# EXERCISE MATERIAL
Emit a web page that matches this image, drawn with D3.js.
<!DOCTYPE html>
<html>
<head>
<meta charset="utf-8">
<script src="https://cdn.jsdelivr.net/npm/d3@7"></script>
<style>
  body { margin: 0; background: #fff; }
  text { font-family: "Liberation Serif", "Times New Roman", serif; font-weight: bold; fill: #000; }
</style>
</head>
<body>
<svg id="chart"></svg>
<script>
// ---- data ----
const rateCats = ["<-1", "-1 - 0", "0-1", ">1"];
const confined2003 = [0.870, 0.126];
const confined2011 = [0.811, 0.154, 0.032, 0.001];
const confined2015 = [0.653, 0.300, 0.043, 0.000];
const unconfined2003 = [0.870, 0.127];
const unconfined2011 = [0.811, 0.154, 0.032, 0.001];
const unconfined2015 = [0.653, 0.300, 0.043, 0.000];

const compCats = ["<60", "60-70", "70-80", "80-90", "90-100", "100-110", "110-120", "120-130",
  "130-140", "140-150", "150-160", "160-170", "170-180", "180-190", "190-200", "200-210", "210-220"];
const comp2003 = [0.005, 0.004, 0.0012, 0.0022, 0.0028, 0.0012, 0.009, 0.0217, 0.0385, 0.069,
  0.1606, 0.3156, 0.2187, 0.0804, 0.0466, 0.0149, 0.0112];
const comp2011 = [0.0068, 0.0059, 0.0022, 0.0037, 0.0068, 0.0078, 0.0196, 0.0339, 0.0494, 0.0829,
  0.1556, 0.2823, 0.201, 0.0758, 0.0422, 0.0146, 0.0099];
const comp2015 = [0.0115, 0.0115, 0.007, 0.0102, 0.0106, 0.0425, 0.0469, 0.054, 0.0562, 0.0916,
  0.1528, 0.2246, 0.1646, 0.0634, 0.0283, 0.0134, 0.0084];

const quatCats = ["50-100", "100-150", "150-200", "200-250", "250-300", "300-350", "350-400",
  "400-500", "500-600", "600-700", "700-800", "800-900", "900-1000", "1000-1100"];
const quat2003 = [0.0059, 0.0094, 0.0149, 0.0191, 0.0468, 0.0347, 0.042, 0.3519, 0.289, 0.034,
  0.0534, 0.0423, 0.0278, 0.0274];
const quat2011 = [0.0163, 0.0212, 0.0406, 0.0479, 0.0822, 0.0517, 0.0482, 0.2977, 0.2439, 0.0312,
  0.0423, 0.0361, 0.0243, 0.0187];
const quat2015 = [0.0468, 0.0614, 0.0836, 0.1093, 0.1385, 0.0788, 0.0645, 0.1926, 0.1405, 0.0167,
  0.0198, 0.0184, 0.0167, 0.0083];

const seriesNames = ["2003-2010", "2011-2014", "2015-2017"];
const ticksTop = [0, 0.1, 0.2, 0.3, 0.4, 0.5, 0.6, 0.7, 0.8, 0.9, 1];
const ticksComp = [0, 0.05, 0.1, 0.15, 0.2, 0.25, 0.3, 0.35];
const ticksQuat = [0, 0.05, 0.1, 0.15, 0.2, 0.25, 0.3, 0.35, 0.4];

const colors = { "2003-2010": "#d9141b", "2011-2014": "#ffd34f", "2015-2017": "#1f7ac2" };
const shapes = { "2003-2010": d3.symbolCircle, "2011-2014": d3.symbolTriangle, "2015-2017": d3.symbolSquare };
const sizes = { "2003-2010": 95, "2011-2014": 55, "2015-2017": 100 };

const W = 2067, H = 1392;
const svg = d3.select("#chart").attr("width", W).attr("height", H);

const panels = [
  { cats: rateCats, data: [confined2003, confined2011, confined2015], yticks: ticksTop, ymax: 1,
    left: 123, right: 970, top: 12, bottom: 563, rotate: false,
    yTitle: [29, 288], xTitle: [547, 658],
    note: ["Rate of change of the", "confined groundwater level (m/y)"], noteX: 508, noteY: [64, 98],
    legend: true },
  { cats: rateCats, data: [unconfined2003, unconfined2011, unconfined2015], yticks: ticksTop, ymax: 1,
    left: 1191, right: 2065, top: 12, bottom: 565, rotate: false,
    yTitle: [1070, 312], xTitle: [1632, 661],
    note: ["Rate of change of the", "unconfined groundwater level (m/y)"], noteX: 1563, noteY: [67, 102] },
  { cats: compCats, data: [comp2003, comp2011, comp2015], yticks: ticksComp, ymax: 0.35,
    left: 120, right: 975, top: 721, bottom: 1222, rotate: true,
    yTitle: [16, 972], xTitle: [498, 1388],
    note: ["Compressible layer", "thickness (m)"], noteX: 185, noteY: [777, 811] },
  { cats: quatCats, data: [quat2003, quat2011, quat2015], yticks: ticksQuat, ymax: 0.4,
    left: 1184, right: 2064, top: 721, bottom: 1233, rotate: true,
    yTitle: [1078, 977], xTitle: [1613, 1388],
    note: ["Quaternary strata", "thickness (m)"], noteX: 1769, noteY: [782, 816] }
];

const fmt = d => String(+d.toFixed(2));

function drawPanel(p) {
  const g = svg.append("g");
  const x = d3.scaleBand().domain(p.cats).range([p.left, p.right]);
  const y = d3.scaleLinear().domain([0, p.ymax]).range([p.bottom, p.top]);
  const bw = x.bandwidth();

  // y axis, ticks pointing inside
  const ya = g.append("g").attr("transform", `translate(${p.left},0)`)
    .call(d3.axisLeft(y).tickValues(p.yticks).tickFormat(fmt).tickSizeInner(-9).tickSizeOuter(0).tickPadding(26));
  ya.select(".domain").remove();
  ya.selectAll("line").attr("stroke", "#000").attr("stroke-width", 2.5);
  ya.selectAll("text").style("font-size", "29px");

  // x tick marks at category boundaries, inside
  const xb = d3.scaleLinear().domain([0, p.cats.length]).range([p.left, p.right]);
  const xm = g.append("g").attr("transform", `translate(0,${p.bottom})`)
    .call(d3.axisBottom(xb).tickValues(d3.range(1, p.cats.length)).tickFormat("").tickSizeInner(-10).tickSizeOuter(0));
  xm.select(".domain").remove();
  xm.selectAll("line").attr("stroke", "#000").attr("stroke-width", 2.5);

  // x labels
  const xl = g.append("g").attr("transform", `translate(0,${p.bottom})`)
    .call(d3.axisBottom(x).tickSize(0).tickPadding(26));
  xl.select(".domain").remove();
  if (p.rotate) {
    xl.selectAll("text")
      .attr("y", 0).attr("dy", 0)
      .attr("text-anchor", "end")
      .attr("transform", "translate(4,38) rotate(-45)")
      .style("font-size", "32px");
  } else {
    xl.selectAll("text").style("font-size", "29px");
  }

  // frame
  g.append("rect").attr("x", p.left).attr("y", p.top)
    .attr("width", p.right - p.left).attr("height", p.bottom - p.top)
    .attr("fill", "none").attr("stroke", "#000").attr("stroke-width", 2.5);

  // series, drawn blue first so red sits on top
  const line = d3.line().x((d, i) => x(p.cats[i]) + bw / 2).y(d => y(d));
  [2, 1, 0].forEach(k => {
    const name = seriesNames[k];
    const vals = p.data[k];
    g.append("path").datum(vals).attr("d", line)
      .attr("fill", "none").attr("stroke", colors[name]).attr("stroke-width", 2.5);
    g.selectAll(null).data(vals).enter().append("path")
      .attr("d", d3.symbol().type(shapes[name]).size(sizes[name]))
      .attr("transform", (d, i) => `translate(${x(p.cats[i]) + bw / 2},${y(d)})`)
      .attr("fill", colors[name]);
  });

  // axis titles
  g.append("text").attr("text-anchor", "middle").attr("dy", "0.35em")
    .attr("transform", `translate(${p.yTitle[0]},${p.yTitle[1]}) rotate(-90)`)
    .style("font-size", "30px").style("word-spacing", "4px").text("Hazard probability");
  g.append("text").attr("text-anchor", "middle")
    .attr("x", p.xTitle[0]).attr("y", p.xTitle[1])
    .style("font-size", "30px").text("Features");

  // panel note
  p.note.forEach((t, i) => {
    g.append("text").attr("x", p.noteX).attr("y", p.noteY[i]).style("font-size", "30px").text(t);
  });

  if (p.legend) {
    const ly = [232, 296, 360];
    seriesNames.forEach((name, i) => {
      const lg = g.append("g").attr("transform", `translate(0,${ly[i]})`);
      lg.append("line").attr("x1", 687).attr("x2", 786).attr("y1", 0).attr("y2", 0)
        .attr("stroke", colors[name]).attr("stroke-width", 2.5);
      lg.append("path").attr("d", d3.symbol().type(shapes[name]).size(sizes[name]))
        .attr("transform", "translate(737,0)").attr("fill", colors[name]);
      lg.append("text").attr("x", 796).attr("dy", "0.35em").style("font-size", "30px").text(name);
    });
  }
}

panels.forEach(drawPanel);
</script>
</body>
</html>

--

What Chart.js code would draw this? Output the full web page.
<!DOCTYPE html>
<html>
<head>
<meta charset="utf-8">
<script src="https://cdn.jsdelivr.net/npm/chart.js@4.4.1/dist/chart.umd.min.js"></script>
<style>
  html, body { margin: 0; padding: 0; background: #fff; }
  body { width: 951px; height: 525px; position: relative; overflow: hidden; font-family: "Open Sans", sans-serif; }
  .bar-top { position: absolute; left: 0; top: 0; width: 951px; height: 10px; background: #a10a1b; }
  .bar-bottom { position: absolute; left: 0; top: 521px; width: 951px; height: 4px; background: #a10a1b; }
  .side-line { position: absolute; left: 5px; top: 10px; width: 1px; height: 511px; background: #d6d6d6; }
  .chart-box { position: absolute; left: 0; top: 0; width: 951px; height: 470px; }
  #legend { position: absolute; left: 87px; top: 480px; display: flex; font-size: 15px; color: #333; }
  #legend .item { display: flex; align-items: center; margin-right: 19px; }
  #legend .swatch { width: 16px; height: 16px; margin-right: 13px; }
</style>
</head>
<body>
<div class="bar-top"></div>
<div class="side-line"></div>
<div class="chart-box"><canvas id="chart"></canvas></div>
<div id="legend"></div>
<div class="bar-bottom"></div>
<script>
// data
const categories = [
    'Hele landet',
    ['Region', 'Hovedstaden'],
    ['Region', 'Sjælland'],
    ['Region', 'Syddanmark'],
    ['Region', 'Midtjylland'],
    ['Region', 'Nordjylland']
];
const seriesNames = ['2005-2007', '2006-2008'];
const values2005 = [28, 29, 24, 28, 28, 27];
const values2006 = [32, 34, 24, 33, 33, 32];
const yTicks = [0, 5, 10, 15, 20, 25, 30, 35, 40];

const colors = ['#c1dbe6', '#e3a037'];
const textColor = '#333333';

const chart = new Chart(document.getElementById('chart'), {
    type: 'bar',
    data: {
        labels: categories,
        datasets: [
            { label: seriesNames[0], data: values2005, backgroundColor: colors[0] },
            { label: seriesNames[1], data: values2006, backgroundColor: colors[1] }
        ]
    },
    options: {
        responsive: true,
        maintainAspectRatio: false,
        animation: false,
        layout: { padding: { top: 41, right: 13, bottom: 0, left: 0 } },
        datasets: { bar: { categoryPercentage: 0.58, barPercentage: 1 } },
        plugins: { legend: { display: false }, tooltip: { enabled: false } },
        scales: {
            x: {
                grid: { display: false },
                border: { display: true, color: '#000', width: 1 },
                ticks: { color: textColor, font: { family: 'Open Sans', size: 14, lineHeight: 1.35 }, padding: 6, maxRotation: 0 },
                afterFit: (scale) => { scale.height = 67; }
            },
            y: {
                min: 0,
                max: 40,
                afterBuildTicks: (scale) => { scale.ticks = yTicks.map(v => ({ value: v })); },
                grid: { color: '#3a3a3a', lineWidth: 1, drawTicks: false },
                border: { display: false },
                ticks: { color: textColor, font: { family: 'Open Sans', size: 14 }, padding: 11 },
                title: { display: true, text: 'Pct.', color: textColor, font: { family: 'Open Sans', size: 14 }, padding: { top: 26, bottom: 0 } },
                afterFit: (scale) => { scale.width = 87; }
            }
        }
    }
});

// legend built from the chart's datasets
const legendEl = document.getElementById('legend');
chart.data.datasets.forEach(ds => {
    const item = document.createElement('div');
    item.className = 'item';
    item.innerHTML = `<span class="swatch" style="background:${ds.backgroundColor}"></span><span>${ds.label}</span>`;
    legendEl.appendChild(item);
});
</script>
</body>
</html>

# TASK TO COMPLETE
Give only the count of lines in this material that contain the string "page".

# SOLVED EXERCISE
2